**EXERCISE AIM:**
State only the number of lines that include "standalone".

**Dataset rows:**
►

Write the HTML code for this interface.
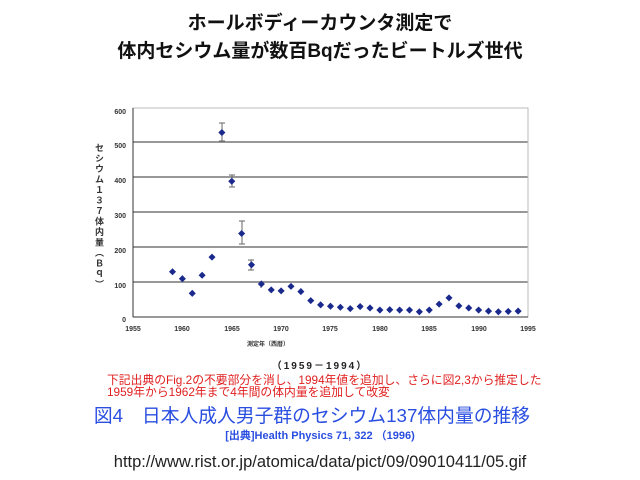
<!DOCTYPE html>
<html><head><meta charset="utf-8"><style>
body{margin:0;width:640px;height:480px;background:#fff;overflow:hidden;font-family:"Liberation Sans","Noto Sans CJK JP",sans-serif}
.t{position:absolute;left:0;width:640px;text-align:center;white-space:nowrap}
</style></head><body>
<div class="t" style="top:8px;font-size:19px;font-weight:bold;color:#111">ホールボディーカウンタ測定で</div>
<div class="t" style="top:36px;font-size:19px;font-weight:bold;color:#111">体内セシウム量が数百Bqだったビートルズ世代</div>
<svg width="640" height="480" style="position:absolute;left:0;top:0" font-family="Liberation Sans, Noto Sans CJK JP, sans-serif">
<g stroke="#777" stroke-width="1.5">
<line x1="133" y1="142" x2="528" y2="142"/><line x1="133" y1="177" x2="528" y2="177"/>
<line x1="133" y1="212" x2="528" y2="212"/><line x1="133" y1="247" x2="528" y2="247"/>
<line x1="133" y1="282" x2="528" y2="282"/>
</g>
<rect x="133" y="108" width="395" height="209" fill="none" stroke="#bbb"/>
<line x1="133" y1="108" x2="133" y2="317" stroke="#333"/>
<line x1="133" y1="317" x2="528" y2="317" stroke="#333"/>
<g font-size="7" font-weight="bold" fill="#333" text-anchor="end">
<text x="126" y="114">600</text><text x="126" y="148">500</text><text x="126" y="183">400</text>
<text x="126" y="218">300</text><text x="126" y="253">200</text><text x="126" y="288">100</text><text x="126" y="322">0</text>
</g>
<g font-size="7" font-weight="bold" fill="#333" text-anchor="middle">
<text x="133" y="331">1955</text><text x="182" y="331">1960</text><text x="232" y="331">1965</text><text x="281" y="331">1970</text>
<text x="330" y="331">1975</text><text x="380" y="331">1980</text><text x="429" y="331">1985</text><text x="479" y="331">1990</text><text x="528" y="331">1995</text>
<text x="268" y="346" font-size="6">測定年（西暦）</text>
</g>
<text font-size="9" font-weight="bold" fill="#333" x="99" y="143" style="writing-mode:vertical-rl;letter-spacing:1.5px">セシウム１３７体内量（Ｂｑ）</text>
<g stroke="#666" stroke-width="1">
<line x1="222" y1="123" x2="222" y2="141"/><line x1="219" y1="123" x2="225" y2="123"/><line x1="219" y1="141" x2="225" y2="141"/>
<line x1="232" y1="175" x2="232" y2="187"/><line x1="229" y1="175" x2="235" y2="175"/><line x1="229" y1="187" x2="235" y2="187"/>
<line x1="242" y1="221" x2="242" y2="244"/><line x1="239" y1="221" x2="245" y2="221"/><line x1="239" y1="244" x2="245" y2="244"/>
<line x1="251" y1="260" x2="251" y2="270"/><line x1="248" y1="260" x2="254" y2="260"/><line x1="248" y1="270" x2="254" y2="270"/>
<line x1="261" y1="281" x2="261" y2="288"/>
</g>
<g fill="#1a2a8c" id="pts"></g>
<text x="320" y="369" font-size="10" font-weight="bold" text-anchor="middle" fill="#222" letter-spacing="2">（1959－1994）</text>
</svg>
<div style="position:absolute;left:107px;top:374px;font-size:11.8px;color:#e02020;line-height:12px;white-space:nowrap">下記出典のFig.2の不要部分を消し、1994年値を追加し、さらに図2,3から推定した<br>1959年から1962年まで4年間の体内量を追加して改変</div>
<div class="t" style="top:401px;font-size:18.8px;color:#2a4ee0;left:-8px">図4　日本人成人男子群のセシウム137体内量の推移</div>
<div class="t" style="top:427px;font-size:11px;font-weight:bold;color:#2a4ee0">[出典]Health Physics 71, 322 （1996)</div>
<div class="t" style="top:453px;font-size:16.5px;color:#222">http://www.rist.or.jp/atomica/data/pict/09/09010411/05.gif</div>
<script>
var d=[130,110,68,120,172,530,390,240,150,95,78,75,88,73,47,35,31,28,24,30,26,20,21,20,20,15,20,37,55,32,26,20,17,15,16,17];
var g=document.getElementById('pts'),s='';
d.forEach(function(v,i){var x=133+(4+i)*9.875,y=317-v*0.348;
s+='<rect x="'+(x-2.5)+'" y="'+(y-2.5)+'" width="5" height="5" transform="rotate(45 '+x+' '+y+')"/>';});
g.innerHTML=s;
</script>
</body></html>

◄
►

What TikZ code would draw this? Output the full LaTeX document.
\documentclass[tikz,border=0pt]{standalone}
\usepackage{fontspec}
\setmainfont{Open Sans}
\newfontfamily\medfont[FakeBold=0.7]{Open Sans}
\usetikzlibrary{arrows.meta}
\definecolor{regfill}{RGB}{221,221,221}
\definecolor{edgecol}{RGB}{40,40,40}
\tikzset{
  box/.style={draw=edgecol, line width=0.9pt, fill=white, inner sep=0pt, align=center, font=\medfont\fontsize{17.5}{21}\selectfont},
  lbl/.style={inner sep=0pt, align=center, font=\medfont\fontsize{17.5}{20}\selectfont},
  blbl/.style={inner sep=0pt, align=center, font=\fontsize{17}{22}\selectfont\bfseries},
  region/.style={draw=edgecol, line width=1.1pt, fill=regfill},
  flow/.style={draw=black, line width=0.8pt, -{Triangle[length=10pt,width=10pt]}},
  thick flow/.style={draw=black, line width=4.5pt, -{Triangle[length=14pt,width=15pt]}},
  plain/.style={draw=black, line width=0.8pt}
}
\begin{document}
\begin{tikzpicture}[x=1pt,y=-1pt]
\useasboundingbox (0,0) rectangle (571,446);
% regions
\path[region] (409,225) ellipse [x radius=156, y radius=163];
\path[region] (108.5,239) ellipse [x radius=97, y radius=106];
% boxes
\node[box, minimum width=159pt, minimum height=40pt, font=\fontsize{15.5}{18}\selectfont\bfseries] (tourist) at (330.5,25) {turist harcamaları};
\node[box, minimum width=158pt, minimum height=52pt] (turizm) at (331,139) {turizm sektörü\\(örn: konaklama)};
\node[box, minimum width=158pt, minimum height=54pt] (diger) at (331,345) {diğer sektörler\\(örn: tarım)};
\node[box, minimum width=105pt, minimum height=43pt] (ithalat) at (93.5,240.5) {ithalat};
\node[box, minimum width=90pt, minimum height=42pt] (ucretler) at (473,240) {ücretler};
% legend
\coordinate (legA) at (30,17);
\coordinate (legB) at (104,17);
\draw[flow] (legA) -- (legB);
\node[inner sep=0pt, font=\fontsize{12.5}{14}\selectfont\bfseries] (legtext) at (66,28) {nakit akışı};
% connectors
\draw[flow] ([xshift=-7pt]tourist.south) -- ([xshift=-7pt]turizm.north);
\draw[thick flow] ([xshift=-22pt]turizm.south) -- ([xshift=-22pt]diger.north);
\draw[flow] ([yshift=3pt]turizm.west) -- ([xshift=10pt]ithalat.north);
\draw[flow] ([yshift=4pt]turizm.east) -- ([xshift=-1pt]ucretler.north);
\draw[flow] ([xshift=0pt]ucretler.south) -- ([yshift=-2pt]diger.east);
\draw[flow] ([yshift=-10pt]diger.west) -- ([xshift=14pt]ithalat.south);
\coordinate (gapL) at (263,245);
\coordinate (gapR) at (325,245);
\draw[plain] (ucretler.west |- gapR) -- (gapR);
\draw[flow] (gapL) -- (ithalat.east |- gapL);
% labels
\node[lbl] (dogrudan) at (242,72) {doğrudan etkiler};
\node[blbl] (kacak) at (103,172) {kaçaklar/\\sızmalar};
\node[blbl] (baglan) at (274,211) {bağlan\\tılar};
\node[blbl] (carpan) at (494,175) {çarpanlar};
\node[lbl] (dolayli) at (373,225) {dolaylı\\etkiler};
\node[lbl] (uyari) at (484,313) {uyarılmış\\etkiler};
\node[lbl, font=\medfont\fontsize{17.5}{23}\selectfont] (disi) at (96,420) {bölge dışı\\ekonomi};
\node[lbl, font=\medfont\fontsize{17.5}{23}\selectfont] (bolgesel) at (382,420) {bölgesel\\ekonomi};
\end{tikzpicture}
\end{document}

◄
►

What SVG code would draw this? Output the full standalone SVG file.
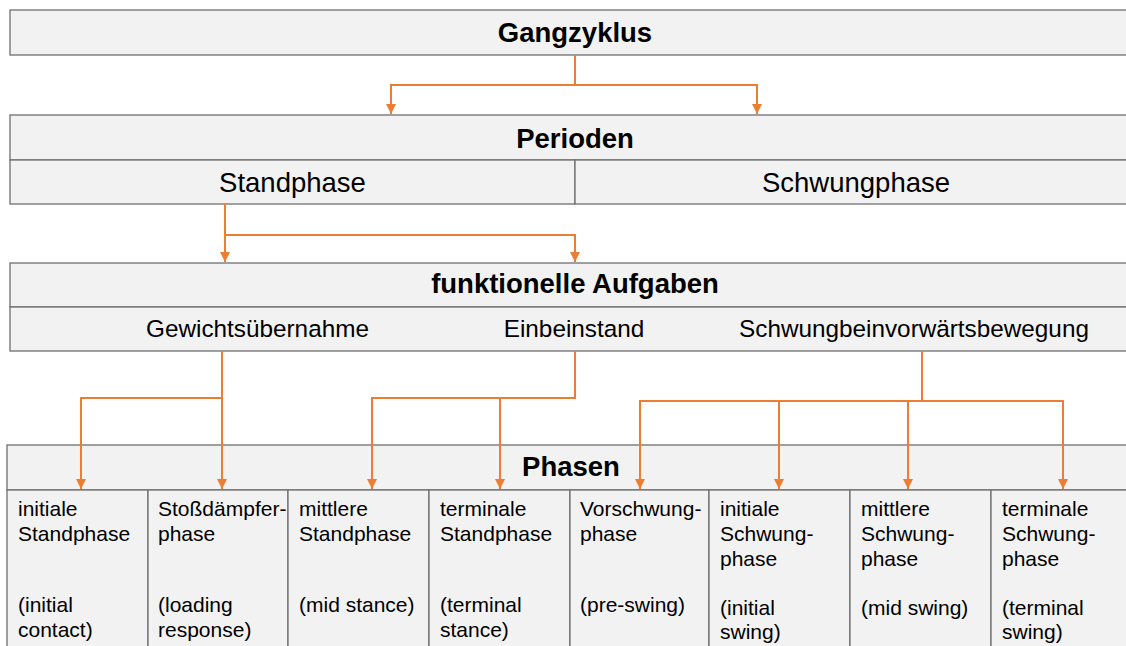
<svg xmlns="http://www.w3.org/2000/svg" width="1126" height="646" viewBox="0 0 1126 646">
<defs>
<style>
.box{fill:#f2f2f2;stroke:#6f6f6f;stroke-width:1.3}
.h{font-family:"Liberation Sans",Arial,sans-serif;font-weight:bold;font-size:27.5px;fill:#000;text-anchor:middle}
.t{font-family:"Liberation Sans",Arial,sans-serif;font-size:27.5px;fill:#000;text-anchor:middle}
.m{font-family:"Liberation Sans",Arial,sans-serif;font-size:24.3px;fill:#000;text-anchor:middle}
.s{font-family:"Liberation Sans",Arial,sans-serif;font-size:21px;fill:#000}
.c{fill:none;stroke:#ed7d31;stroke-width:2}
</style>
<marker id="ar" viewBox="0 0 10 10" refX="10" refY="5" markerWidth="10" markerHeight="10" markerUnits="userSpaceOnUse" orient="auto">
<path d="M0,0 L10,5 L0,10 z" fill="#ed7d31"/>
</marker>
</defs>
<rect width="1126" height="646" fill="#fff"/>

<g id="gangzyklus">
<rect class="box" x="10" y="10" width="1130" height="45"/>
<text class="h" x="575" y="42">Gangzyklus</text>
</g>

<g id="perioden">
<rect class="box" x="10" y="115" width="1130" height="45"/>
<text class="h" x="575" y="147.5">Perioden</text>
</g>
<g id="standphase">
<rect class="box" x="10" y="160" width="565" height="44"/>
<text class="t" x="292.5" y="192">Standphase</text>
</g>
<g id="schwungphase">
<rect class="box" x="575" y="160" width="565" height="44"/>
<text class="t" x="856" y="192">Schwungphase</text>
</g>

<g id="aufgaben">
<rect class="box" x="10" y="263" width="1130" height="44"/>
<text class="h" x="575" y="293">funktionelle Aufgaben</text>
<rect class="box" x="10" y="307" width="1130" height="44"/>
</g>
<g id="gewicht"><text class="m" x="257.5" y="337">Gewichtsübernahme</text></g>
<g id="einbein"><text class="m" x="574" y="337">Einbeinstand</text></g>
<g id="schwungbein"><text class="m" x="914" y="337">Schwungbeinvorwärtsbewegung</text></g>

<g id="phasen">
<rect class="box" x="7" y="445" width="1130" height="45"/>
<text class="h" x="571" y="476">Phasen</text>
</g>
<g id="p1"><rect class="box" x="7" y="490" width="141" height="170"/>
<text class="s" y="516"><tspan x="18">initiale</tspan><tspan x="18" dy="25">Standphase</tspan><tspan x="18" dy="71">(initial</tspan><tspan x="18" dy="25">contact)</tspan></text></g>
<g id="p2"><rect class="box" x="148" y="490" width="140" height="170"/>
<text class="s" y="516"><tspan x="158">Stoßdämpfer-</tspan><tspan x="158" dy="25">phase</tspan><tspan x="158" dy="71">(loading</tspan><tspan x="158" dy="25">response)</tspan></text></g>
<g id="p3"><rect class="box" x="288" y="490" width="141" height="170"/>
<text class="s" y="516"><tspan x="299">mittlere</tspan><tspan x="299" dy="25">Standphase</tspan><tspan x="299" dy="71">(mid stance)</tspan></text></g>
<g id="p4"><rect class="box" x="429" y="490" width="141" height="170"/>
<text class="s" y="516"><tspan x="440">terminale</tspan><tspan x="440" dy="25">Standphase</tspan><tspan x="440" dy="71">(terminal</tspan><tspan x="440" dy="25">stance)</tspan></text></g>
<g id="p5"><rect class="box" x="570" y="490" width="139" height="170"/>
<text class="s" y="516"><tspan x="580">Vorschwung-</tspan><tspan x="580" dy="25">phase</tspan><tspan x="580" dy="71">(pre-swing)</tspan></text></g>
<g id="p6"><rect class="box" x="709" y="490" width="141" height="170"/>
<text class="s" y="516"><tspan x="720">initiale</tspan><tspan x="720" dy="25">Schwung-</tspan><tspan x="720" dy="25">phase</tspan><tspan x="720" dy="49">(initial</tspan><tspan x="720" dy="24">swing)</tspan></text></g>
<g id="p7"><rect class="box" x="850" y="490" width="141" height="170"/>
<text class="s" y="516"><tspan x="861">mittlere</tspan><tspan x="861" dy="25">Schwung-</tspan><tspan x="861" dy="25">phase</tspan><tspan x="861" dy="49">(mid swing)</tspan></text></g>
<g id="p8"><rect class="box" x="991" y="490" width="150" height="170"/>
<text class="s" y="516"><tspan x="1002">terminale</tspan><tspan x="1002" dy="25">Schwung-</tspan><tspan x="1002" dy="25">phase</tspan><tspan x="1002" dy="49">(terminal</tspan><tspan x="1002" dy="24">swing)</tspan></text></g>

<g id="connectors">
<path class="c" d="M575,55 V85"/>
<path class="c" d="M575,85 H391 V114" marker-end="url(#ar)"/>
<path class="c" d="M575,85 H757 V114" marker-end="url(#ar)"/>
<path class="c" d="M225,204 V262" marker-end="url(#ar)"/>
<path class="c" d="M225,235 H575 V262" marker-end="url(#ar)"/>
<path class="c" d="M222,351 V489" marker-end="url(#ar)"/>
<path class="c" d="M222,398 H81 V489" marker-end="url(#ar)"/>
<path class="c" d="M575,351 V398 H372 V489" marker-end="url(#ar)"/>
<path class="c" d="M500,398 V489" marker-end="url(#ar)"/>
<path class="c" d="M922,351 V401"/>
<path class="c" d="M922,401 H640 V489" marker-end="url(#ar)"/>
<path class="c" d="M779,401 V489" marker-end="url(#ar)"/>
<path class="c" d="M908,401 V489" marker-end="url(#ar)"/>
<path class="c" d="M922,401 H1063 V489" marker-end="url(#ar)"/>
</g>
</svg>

◄

**CORRECT OUTPUT:**
2